The writing in Kirby's Epic Yarn has all of Nintendo's usual charm and child-appropriate humor. A single narrator tells the story and does the voices in the style of children's book. The characters are simple, and the story doesn't bother to take itself seriously, which is definitely the right move with a yarn-themed game. The ridiculous antagonist, Yin-Yarn the Sorcerer, at one point declares: "Dream Land will be mine! I'm not sure what I'll do with it yet, but I'll figure something out." Classic Nintendo.
The multiplayer also works great in this game. A second player can take control of Prince Fluff, who is basically a blue Kirby with a crown and angry eyebrows. This can make some levels easier and some levels harder, but either way adds another layer to a game that already stands up on its own. Grabbing your wingman, carrying his baseball form around on your head, and throwing him at enemies never ever gets old. You will occasionally get in each other's way, accidentally grabbing each other or bumping each other off cliffs, but since the difficulty level is so low, most of the time it's just funny. I had just as much fun racing through levels with a friend as I had playing alone, hunting down every bead and item to get perfect scores on every level.

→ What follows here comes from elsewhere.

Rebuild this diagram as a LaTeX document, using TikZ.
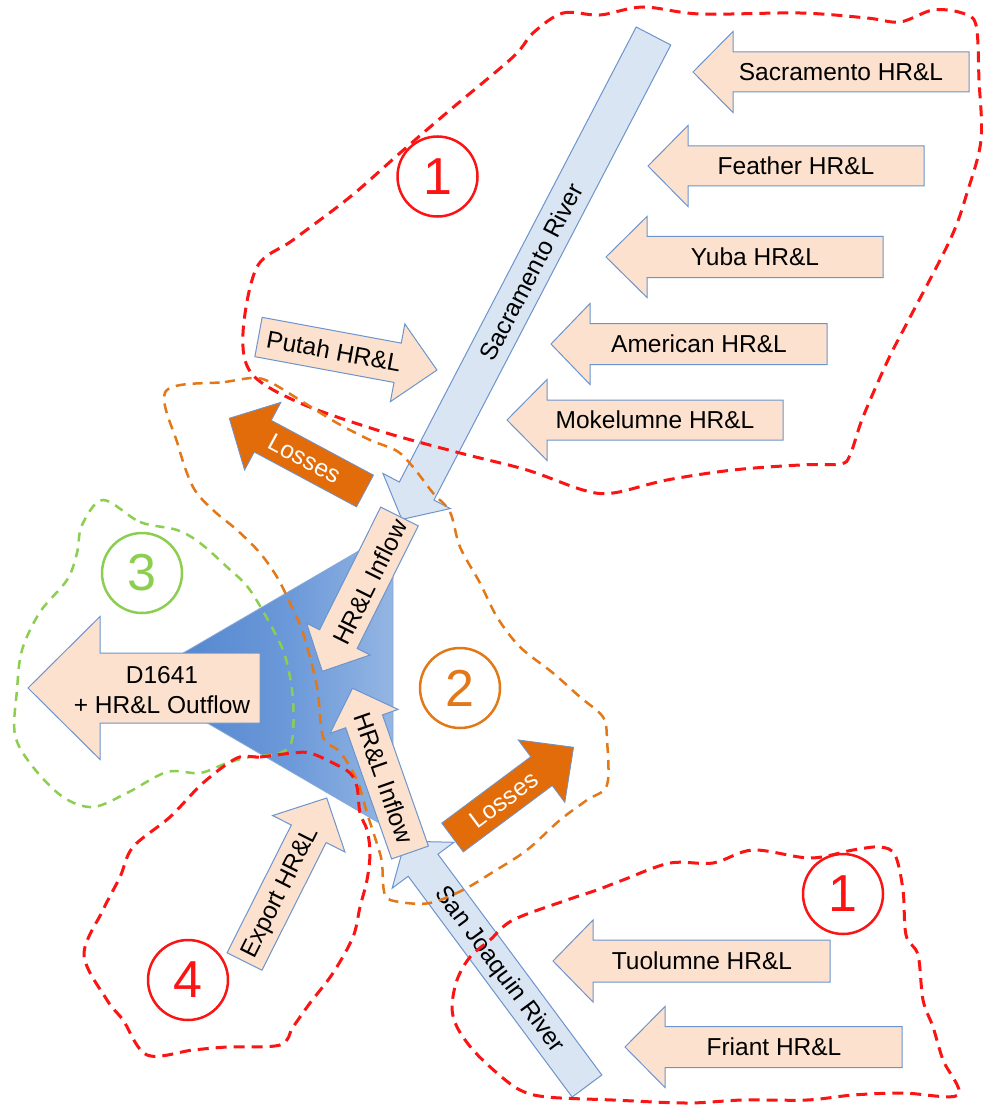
\documentclass[tikz,border=0pt]{standalone}
\usepackage{fontspec}
\setmainfont{Liberation Sans}
\usetikzlibrary{calc}
\definecolor{peach}{RGB}{252,226,206}
\definecolor{edgeblue}{RGB}{108,148,205}
\definecolor{riverblue}{RGB}{218,229,243}
\definecolor{lossorange}{RGB}{227,108,10}
\definecolor{dred}{RGB}{250,20,20}
\definecolor{dorange}{RGB}{226,120,24}
\definecolor{dgreen}{RGB}{140,206,80}
\pgfdeclarehorizontalshading{trishade}{100bp}{
  rgb(0bp)=(0.27,0.47,0.78);
  rgb(25bp)=(0.30,0.50,0.80);
  rgb(55bp)=(0.42,0.60,0.85);
  rgb(80bp)=(0.62,0.74,0.90);
  rgb(100bp)=(0.80,0.86,0.95)}
\newcommand{\blockarrow}[8]{%
  \begin{scope}[shift={#3}, rotate=#4]
    \draw[#2] (0,-#6) -- ({#5-#8},-#6) -- ({#5-#8},-#7) -- (#5,0) -- ({#5-#8},#7) -- ({#5-#8},#6) -- (0,#6) -- cycle;
    \coordinate (#1-tail) at (0,0);
    \coordinate (#1-tip) at (#5,0);
  \end{scope}}
\tikzset{
  peacharrow/.style={fill=peach, draw=edgeblue, line width=1pt, line join=miter},
  riverarrow/.style={fill=riverblue, draw=edgeblue, line width=1pt, line join=miter},
  lossarrow/.style={fill=lossorange, draw=edgeblue, line width=0.8pt, line join=miter},
  lbl/.style={font=\fontsize{24.5}{30}\selectfont, inner sep=0pt, text=black},
  wlbl/.style={font=\fontsize{24.5}{30}\selectfont, inner sep=0pt, text=white},
  numcircle/.style={circle, line width=2.5pt, minimum size=80pt, inner sep=0pt, font=\fontsize{52}{52}\selectfont},
  redzone/.style={draw=dred, line width=3pt, dash pattern=on 11pt off 7pt},
  orangezone/.style={draw=dorange, line width=2.5pt, dash pattern=on 10pt off 7pt},
  greenzone/.style={draw=dgreen, line width=2.5pt, dash pattern=on 9pt off 7pt},
}
\begin{document}
\begin{tikzpicture}[x=1pt, y=-1pt]
\useasboundingbox (0,0) rectangle (982,1107);
\fill[white] (0,0) rectangle (982,1107);

% central triangle
\shade[shading=trishade] (135,681) -- (393,531) -- (393,831) -- cycle;
\draw[edgeblue!80, line width=0.8pt] (135,681) -- (393,531) -- (393,831) -- cycle;

% rivers
\blockarrow{sac}{riverarrow}{(653.5,36)}{242.5}{545}{19.5}{38}{32}
\node[lbl, rotate=62.5] (sactext) at (531,272) {Sacramento River};
\blockarrow{sj}{riverarrow}{(587,1086)}{126.6}{305}{18.5}{38.5}{30}
\node[lbl, rotate=-53.4] (sjtext) at (499,970) {San Joaquin River};

% inflows to triangle
\blockarrow{inup}{peacharrow}{(399.5,516.5)}{243.5}{173}{21}{35.5}{36}
\node[lbl, rotate=63.5] (inuptext) at (370,582) {HR\&L Inflow};
\blockarrow{indn}{peacharrow}{(410,852.5)}{109.3}{174}{19.5}{36}{35}
\node[lbl, rotate=-70.7] (indntext) at (384,778) {HR\&L Inflow};

% tributary arrows
\blockarrow{sacr}{peacharrow}{(969,72)}{180}{276}{20}{40.5}{40}
\node[lbl] (sacrtext) at (841,72) {Sacramento HR\&L};
\blockarrow{feat}{peacharrow}{(924,166)}{180}{276}{20}{40.5}{40}
\node[lbl] (feattext) at (796,166) {Feather HR\&L};
\blockarrow{yuba}{peacharrow}{(883,257)}{180}{277}{20.5}{40.5}{41}
\node[lbl] (yubatext) at (755,257) {Yuba HR\&L};
\blockarrow{amer}{peacharrow}{(827,344)}{180}{276}{20.5}{40.5}{39}
\node[lbl] (amertext) at (699,344) {American HR\&L};
\blockarrow{moke}{peacharrow}{(783,420)}{180}{276}{20}{40.5}{40}
\node[lbl] (moketext) at (655,420) {Mokelumne HR\&L};
\blockarrow{tuol}{peacharrow}{(830,961)}{180}{277}{21}{41}{40}
\node[lbl] (tuoltext) at (702,961) {Tuolumne HR\&L};
\blockarrow{fria}{peacharrow}{(902,1047)}{180}{277}{20.5}{40.5}{40}
\node[lbl] (friatext) at (774,1047) {Friant HR\&L};

\blockarrow{putah}{peacharrow}{(258.5,337)}{-10.5}{181.5}{20}{39.5}{40}
\node[lbl, rotate=-10.5] (putahtext) at (334,351) {Putah HR\&L};
\blockarrow{expo}{peacharrow}{(244.5,961.5)}{63.3}{183}{19.5}{40.5}{40}
\node[lbl, rotate=63.3] (expotext) at (281,893) {Export HR\&L};

\blockarrow{d1641}{peacharrow}{(260,688)}{180}{232}{35}{71.5}{72}
\node[lbl, align=center] (d1641text) at (162,690) {D1641\\+ HR\&L Outflow};

% losses
\blockarrow{lossup}{lossarrow}{(365,491)}{151.8}{154}{18}{38.5}{38}
\node[wlbl, rotate=-28.2] (lossuptext) at (305,459) {Losses};
\blockarrow{lossdn}{lossarrow}{(452.5,837.5)}{36.7}{151}{18}{39}{40}
\node[wlbl, rotate=36.7] (lossdntext) at (504,800) {Losses};

% zones
\draw[redzone] plot[smooth cycle, tension=0.55] coordinates {
(533,33) (563,13) (600,15) (643,7) (700,14) (800,13) (867,18) (900,22) (933,10) (962,13)
(976,25) (979,80) (981,140) (967,193) (950,240) (907,323) (888,360) (863,417) (850,455)
(840,464) (800,465) (733,470) (667,480) (613,493) (583,490) (527,470) (460,453) (380,431) (300,403)
(252,374) (243,333) (257,267) (293,240) (350,197) (400,153) (450,110) (513,57)};

\draw[orangezone] plot[smooth cycle, tension=0.55] coordinates {
(166,391) (225,382) (253,378) (270,382) (303,402) (337,423) (370,440) (397,451) (413,467)
(433,493) (450,512) (460,547) (480,583) (497,617) (520,647) (553,673) (580,697) (603,717)
(607,740) (607,785) (587,800) (560,820) (527,850) (493,872) (463,890) (430,903) (400,902)
(385,895) (382,863) (378,847) (367,813) (357,780) (340,752) (323,737) (317,687) (303,633)
(290,603) (277,577) (260,553) (237,530) (213,510) (193,487) (178,445)};

\draw[greenzone] plot[smooth cycle, tension=0.55] coordinates {
(103,500) (140,522) (177,530) (200,543) (227,567) (250,590) (277,637) (287,663) (293,700)
(292,740) (280,753) (250,757) (227,763) (200,773) (167,772) (127,793) (93,807) (63,797)
(33,767) (15,735) (17,690) (22,650) (40,612) (67,580) (77,553) (82,525)};

\draw[redzone] plot[smooth cycle, tension=0.55] coordinates {
(237,758) (260,757) (293,753) (310,753) (333,763) (350,773) (357,787) (360,813) (367,830)
(370,853) (367,880) (360,907) (353,937) (333,973) (310,1003) (293,1027) (280,1045)
(227,1047) (193,1050) (147,1055) (123,1020) (107,1000) (84,955) (103,910) (120,877)
(133,847) (170,817) (203,783)};

\draw[redzone] plot[smooth cycle, tension=0.55] coordinates {
(623,880) (670,863) (713,863) (753,850) (810,858) (853,850) (880,847) (895,855) (903,890)
(906,935) (918,955) (923,1000) (933,1027) (943,1060) (958,1095) (903,1093) (853,1095)
(807,1100) (743,1100) (687,1103) (613,1100) (547,1097) (520,1090) (497,1073) (473,1050)
(457,1027) (452,1007) (457,980) (470,957) (490,940) (513,920) (567,900) (597,890)};

% numbered circles
\node[numcircle, draw=dred, text=dred] (z1a) at (437.5,176.5) {1};
\node[numcircle, draw=dorange, text=dorange] (z2) at (460,688) {2};
\node[numcircle, draw=dgreen, text=dgreen] (z3) at (142,573) {3};
\node[numcircle, draw=dred, text=dred] (z4) at (188,980) {4};
\node[numcircle, draw=dred, text=dred] (z1b) at (843,894) {1};
\end{tikzpicture}
\end{document}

Every Kirby fan, platformer fan, and cuteness fan should own Kirby's Epic Yarn. Anyone looking for a significant challenge might just want to rent it. Still, despite the difficulty level, Kirby's Epic Yarn is an excellent game, overflowing with charm and "adorability" right down to the slightest detail. With the exception of those containing the broken train, every level in the game is great fun with a distinct lack of anything to disrupt gameplay or annoy the player. When it comes time to review a game, I always consider whether it appears that the developers put enough effort into their work to justify the price and the hours it took to play through the game. Kirby's Epic Yarn more than justifies both, and is easily one of the best Wii games of the year.
Kirby's Epic Yarn is careful to not take itself seriously, and delivers a few good laughs. It's obvious that a lot of effort went into this game, down to the smallest detail.
The developers make great use of the Wii's specifications with a unique style. Everywhere Kirby turns, there's a new perfectly designed yarn environment to explore. No one could possibly think of more ways to use yarn.
The music is appropriate, never annoying yet never distracting, and there are a couple old Kirby hits thrown in. Sound effects are sufficiently adorable.
Epic Yarn's adorable charm and fantastic design more than makes up for its two or three minor annoyances, wrapping things up into one almost perfect package.